From Kart Prodigy to Benetton Phenom
By the time he was six, he was already beating mechanics and teammates on homemade karts at his dad’s track. That raw talent propelled him into go-karts championships in Germany and all over Europe, before he jumped into F3 and then F1 by 1991.
His debut for Jordan at Spa was electric he qualified so fast that Benetton snapped him up immediately.
He dominated the mid‑’90s. In 1994, Schumacher clinched his first world title, and followed it up in 1995 marked by ruthless consistency and tire strategy that looked too smart for his 26 years.
Architect of Ferrari’s Resurrection
When Schumacher joined Ferrari in 1996, the Scuderia was struggling. He didn’t just drive he brought his own squad: Todt, Brawn, and Byrne to spark a renaissance.
By 2000, he’d delivered Ferrari its first driver’s championship in 21 years with a win at Suzuka that sparked one of F1’s wildest parties (legend has it a forklift even ended up on the dancefloor).
From 2000 to 2004, he made dominance look easy: five consecutive titles, besting rivals like Häkkinen in driver‑pitchair chess matches, and rewriting stat books seven championships, 91 wins, 68 poles, 77 fastest laps records that stood as monuments.
And the way he drove—braking later, holding throttle longer, picking perfect lines—was poetry. He pushed cars beyond what anyone thought possible, especially in slow corners, using subtle throttle and brake control most drivers wouldn’t attempt mid-corner.
Reinvention, Resurrection, and the Final Lap
He hung up his helmet in 2006, but Ferrari never stopped loving him. Then, at 41, he made a comeback with Mercedes (2010–2012). Wins were rare, but he gave that fledgling team pride, professionalism—and blueprints for future success.

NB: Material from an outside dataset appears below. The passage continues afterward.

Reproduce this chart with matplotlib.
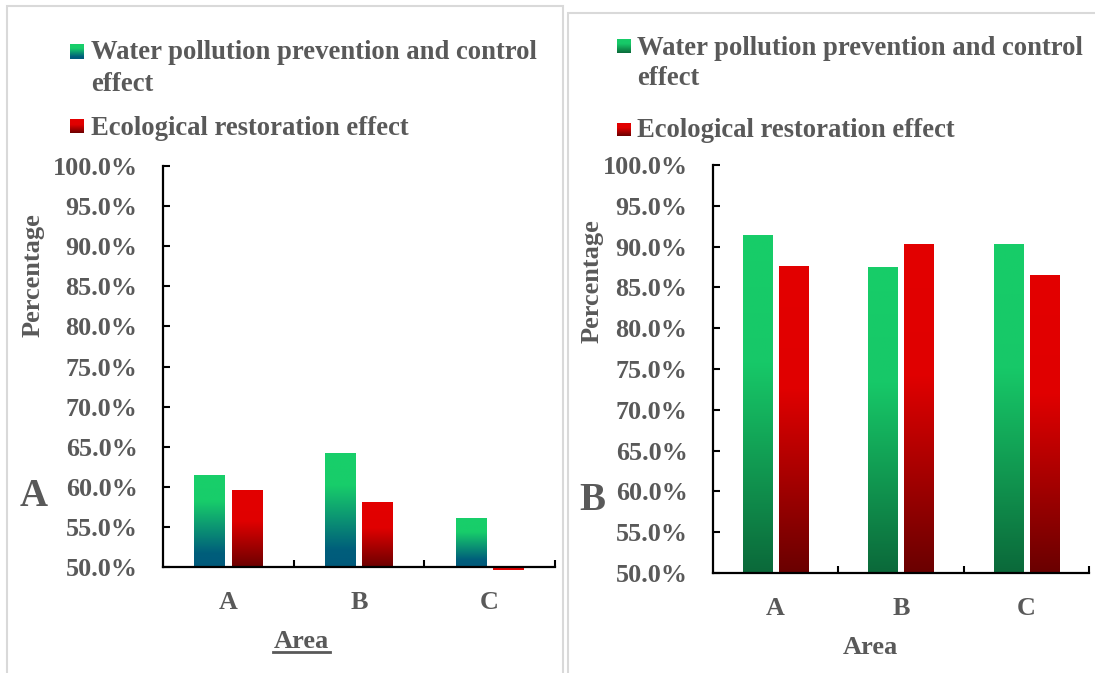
import matplotlib
matplotlib.use("Agg")
import matplotlib.pyplot as plt
import numpy as np
from matplotlib.colors import LinearSegmentedColormap
from matplotlib.patches import Rectangle
from matplotlib.lines import Line2D

plt.rcParams['font.family'] = ['Liberation Serif', 'DejaVu Serif']
plt.rcParams['font.weight'] = 'bold'

# data (percent)
areas = ['A', 'B', 'C']
water_left = [61.4, 64.2, 56.0]
eco_left = [59.5, 58.1, 49.6]
water_right = [91.3, 87.4, 90.3]
eco_right = [87.6, 90.3, 86.5]
ytick_vals = [50.0, 55.0, 60.0, 65.0, 70.0, 75.0, 80.0, 85.0, 90.0, 95.0, 100.0]
legend_labels = ['Water pollution prevention and control', 'effect',
                 'Ecological restoration effect']

W, H = 1095, 673
TXT = '#595959'

# gradient colormaps (bottom -> top)
green_teal = LinearSegmentedColormap.from_list(
    'gt', [(0, '#005a7b'), (0.15, '#005e7b'), (0.72, '#18cd6a'), (1, '#18cf6a')])
red_dark_l = LinearSegmentedColormap.from_list(
    'rl', [(0, '#6c0000'), (0.6, '#e00000'), (1, '#e30000')])
green_dark = LinearSegmentedColormap.from_list(
    'gd', [(0, '#0b693a'), (0.62, '#17c868'), (1, '#17cd69')])
red_dark_r = LinearSegmentedColormap.from_list(
    'rr', [(0, '#6a0000'), (0.6, '#e00000'), (1, '#e30000')])

grad = np.linspace(0, 1, 256).reshape(-1, 1)


def px_axes(x0, y0, x1, y1):
    # pixel box (top-left origin) -> figure axes
    return fig.add_axes([x0 / W, 1 - y1 / H, (x1 - x0) / W, (y1 - y0) / H])


def grad_bar(ax, x, val, width, cmap, base=50.0):
    bar = ax.bar(x, val - base, width, bottom=base, color='none',
                 edgecolor='none', clip_on=False)[0]
    x0 = bar.get_x()
    x1 = x0 + bar.get_width()
    if val >= base:
        data = grad
    else:
        data = np.ones_like(grad)
    im = ax.imshow(data, extent=[x0, x1, min(base, val), max(base, val)],
                   origin='lower', cmap=cmap, vmin=0, vmax=1,
                   aspect='auto', zorder=2)
    im.set_clip_on(False)


def make_panel(box, water, eco, cmap_w, cmap_r):
    ax = px_axes(*box)
    off = 0.143
    bw = 0.235
    for i in range(len(areas)):
        grad_bar(ax, i - off, water[i], bw, cmap_w)
        grad_bar(ax, i + off, eco[i], bw, cmap_r)
    ax.set_xlim(-0.5, 2.5)
    ax.set_ylim(50, 100)
    ax.set_yticks(ytick_vals)
    ax.set_yticklabels(['%.1f%%' % v for v in ytick_vals])
    ax.set_xticks(range(len(areas)))
    ax.set_xticklabels(areas)
    ax.set_xticks([0.5, 1.5, 2.5], minor=True)
    for s in ['top', 'right']:
        ax.spines[s].set_visible(False)
    for s in ['left', 'bottom']:
        ax.spines[s].set_linewidth(1.6)
        ax.spines[s].set_color('black')
    ax.tick_params(axis='y', direction='in', length=5, width=1.5,
                   labelsize=18.8, labelcolor=TXT, pad=18.3)
    ax.tick_params(axis='x', which='major', length=0, labelsize=18.8,
                   labelcolor=TXT, pad=17.5)
    ax.tick_params(axis='x', which='minor', direction='in', length=5, width=1.5)
    ax.set_zorder(1)
    return ax


def legend_block(x_sq, x_txt, sq1, sq2, base1, base2, base3, cmap_w, cmap_r):
    for (y0, y1), cm in [(sq1, cmap_w), (sq2, cmap_r)]:
        lax = px_axes(x_sq, y0, x_sq + 14, y1)
        lax.imshow(grad, origin='lower', cmap=cm, aspect='auto', extent=[0, 1, 0, 1])
        lax.axis('off')
    for txt, b in zip(legend_labels, [base1, base2, base3]):
        fig.text(x_txt / W, 1 - b / H, txt, fontsize=19.2, color=TXT,
                 ha='left', va='baseline')


fig = plt.figure(figsize=(W / 100, H / 100), dpi=100)

# panel frames
fig.add_artist(Rectangle((7 / W, -0.02), (563 - 7) / W, 1.02 - 6 / H,
                         transform=fig.transFigure, fill=False,
                         edgecolor='#d9d9d9', linewidth=1.5))
fig.add_artist(Rectangle((568 / W, -0.02), 0.6, 1.02 - 13 / H,
                         transform=fig.transFigure, fill=False,
                         edgecolor='#d9d9d9', linewidth=1.5))

make_panel((163, 166, 555, 567), water_left, eco_left, green_teal, red_dark_l)
make_panel((713, 165, 1089, 573), water_right, eco_right, green_dark, red_dark_r)

legend_block(70, 91, (44, 59), (119, 133), 59, 91, 135, green_teal, red_dark_l)
legend_block(617, 637, (39, 53), (123, 136), 55, 85, 137, green_dark, red_dark_r)

# axis titles and panel letters
fig.text(33 / W, 1 - 275 / H, 'Percentage', rotation=90, fontsize=19,
         color=TXT, ha='center', va='center')
fig.text(592 / W, 1 - 281 / H, 'Percentage', rotation=90, fontsize=19,
         color=TXT, ha='center', va='center')
fig.text(301.5 / W, 1 - 641 / H, 'Area', fontsize=19, color=TXT,
         ha='center', va='center')
fig.add_artist(Line2D([273 / W, 330 / W], [1 - 651.5 / H, 1 - 651.5 / H],
                      transform=fig.transFigure, color=TXT, linewidth=2))
fig.text(870 / W, 1 - 647 / H, 'Area', fontsize=19, color=TXT,
         ha='center', va='center')
fig.text(33.5 / W, 1 - 496 / H, 'A', fontsize=28, color=TXT,
         ha='center', va='center')
fig.text(592 / W, 1 - 500 / H, 'B', fontsize=28, color=TXT,
         ha='center', va='center')

fig.savefig('out.png', dpi=100)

Then came the unthinkable: in December 2013, a skiing accident changed everything. F1’s fiercest warrior was sidelined—not by hand, but by fate. He’s been out of sight since, shielded by a tight circle, his fight now far more personal than public.
Yet the world never forgot. His ‘Keep Fighting’ spirit lives on not just in museums or record books, but in the next generation (looking at you, Mick), in charity and in Ferrari’s soul.
He didn’t just win races. He built a legend. And legends they don’t retire; they echo forever.